How To Use This Site
You may be looking at this course site on the web. Or you may be looking at it inside mycourses.geneseo.edu. I've made it available both ways in order to keep as much of it as possible open to public view. Whether you're inside or outside mycourses, you'll use the navigation links on the right to get to most of the site's content. When inside mycourses, you'll have access to additional content using the tabs at the top of the mycourses window (Tools, Calendar, Communicate, etc.).
What the Course Is
This course examines selected works of Victorian England's inimitable novelist and social activist in the context of his turbulent and spectacular times.
How the Course Works
Class discussions, papers, oral presentations, and other assignments in this course are all based on two simple principles. First, reading is action. We don't passively receive the meaning of a text; we make meaning through the act of interpretation. This act of interpretation is not something we do in addition to reading; it is reading. There is no reading that is not interpretive.

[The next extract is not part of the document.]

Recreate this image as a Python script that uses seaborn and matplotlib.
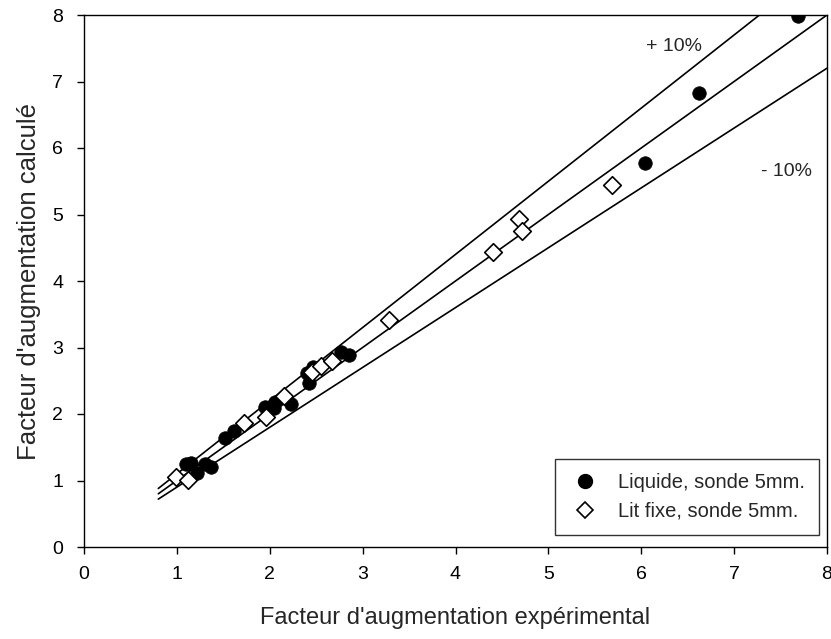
import matplotlib
matplotlib.use("Agg")
import matplotlib.pyplot as plt
import seaborn as sns
import numpy as np
import pandas as pd
from matplotlib.lines import Line2D

# Liquide, sonde 5mm. (filled circles)
liq_x = [1.10, 1.15, 1.22, 1.30, 1.37, 1.52, 1.62, 1.95, 2.05, 2.06, 2.23, 2.40, 2.42, 2.47, 2.77, 2.85, 6.04, 6.62, 7.69]
liq_y = [1.25, 1.26, 1.11, 1.25, 1.21, 1.64, 1.75, 2.10, 2.09, 2.18, 2.15, 2.62, 2.46, 2.70, 2.93, 2.88, 5.78, 6.82, 7.98]
# Lit fixe, sonde 5mm. (open diamonds)
lit_x = [0.99, 1.12, 1.72, 1.96, 2.15, 2.45, 2.55, 2.67, 3.28, 4.40, 4.68, 4.72, 5.68]
lit_y = [1.06, 1.01, 1.86, 1.95, 2.27, 2.63, 2.72, 2.79, 3.42, 4.43, 4.93, 4.75, 5.45]

series_names = ["Liquide, sonde 5mm.", "Lit fixe, sonde 5mm."]
line_x = [0.8, 8.0]
factors = [1.1, 1.0, 0.9]
labels_pm = ["+ 10%", "- 10%"]

sns.set_style("white")
plt.rcParams['font.family'] = ['Liberation Sans', 'DejaVu Sans']

df = pd.DataFrame({
    "x": liq_x + lit_x,
    "y": liq_y + lit_y,
    "serie": [series_names[0]] * len(liq_x) + [series_names[1]] * len(lit_x),
})

fig = plt.figure(figsize=(8.31, 6.39), dpi=100)
ax = fig.add_axes([84 / 831, 1 - 547 / 639, 743 / 831, 532 / 639])

# reference lines (y = x, +10 %, -10 %)
for f in factors:
    xs = np.array(line_x)
    ax.plot(xs, xs * f, color="black", lw=1.2, zorder=1)

d1 = df[df.serie == series_names[0]]
d2 = df[df.serie == series_names[1]]
sns.scatterplot(data=d1, x="x", y="y", ax=ax, marker="o", s=95, color="black",
                edgecolor="black", linewidth=0.5, zorder=3, legend=False)
sns.scatterplot(data=d2, x="x", y="y", ax=ax, marker="D", s=80, facecolor="white",
                edgecolor="black", linewidth=1.2, zorder=4, legend=False)

ax.set_xlim(0, 8)
ax.set_ylim(0, 8)
ax.set_xticks(range(0, 9))
ax.set_yticks(range(0, 9))
ax.tick_params(axis="both", direction="out", length=5, width=1, labelsize=14, colors="black")
ax.tick_params(axis="x", pad=9)
ax.tick_params(axis="y", pad=10)
ax.tick_params(axis="both", bottom=True, left=True)
for s in ax.spines.values():
    s.set_color("black")
    s.set_linewidth(1.0)
    s.set_visible(True)

ax.set_xlabel("Facteur d'augmentation expérimental", fontsize=17, labelpad=17)
ax.set_ylabel("Facteur d'augmentation calculé", fontsize=18.5, labelpad=8)

ax.text(6.35, 7.53, labels_pm[0], fontsize=14, ha="center", va="center")
ax.text(7.56, 5.64, labels_pm[1], fontsize=14, ha="center", va="center")

handles = [
    Line2D([], [], marker="o", color="black", ls="", markersize=10),
    Line2D([], [], marker="D", markerfacecolor="white", markeredgecolor="black",
           markeredgewidth=1.2, ls="", markersize=8),
]
leg = ax.legend(handles, series_names, loc="lower right",
                bbox_to_anchor=((819 - 84) / 743, (547 - 535) / 532), borderaxespad=0,
                fontsize=14.5, frameon=True, fancybox=False, edgecolor="black",
                handlelength=1.5, handletextpad=0.9, borderpad=0.7, labelspacing=0.5)
leg.get_frame().set_linewidth(1.0)

fig.savefig("out.png", dpi=100)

Second, reading is a collaborative, not a private act. We interpret texts by following routines that we have learned from other readers, such as ascribing motivation to characters, treating images and actions as symbols, grouping related ideas as themes, and connecting texts to contexts. Moreover, we usually formulate interpretations through conversation (oral or written) with others.
The purpose of our class discussions will be to take collaborative action on the assigned texts: that is, to engage in a shared effort to make meaning. The purpose of the papers you'll write will be to sharpen your skill at participating in a highly ritualized form of conversation known as the literary essay. The purpose of your oral presentation will be to connect our collaborative efforts in the classroom to the more or less systematic collaborative activity known as scholarship. And the purpose of other assignments will be to take advantage of new forms of collaborative meaning-making made possible by digital technology.